Birdsall speaking at the UN General Assembly on September 10, 2010. Photo courtesy CGD.
Photo courtesy CGD.

Birdsall speaking at the UN General Assembly on September 10, 2010.

The new think tank’s name reflected that breadth of focus: Center for Global Development. From the start, Birdsall prioritized independent research and analysis. She wanted CGD to rigorously assess the leading development institutions where she’d spent most of her career – and she was unafraid to hold all players accountable, especially the prominent ones. To do so, she recruited staff and fellows who shared this outlook and weren’t afraid to challenge the existing normative practices – people like William Easterly, a former colleague at the World Bank who had previously critiqued the institution for distributing aid without sufficiently measuring and assessing the outcomes of such lending. 

“Nancy was the best boss I had at the World Bank Research Department – then she got even better,” Easterly told EGC. “When I had to leave as a dissident economist, she courageously gave me political asylum. I am forever grateful.”

That courage and independence became a CGD hallmark. Twenty years later, one of Birdsall’s first projects – the Commitment to Development Index, which ranked donor countries’ development policies including on aid, trade, migration, and environment – established best practices that are still followed and replicated by watchdog groups, legislative oversight bodies, and donor agencies themselves. 

Moving on, and looking back

CGD’s creation coincided with major shifts in thinking about global stability and economic development.
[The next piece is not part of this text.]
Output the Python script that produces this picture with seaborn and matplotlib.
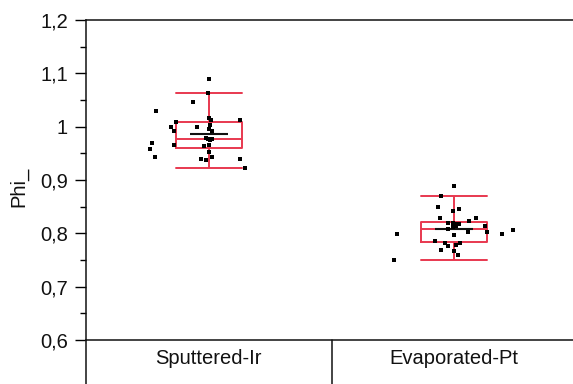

As the nature and priorities for global development evolved through the Global Financial Crisis and beyond, Birdsall’s leadership put CGD at the forefront of the field. Since its inception, the Center for Global Development has played a crucial role in some of the world’s most impactful development policies and products, including development impact bonds, “advance market” mechanisms for research on and production of vaccines targeted to poor people, analysis of the unutilized development benefits of increased international migration, and more. 

Birdsall and CGD staff members at the 2015 CGD holiday party. Photo courtesy CGD.
Photo courtesy CGD.

Birdsall and CGD staff members at the 2015 CGD holiday party.

In December 2016, after leading CGD for its first fifteen years, Birdsall stepped down from her role as President, but she has remained involved, serving as Senior Fellow and President Emeritus, publishing regular CGD research and commentary.

Today, as she reflects on the institutions that influenced her mindset about development, Birdsall continues to find connections to her early days as a Yale PhD student in the 1970s, working with professors at the EGC. “What does all this have to do with EGC?” she posits. “Almost everything. This entire way of thinking – the roots were very much planted while I was at the EGC.”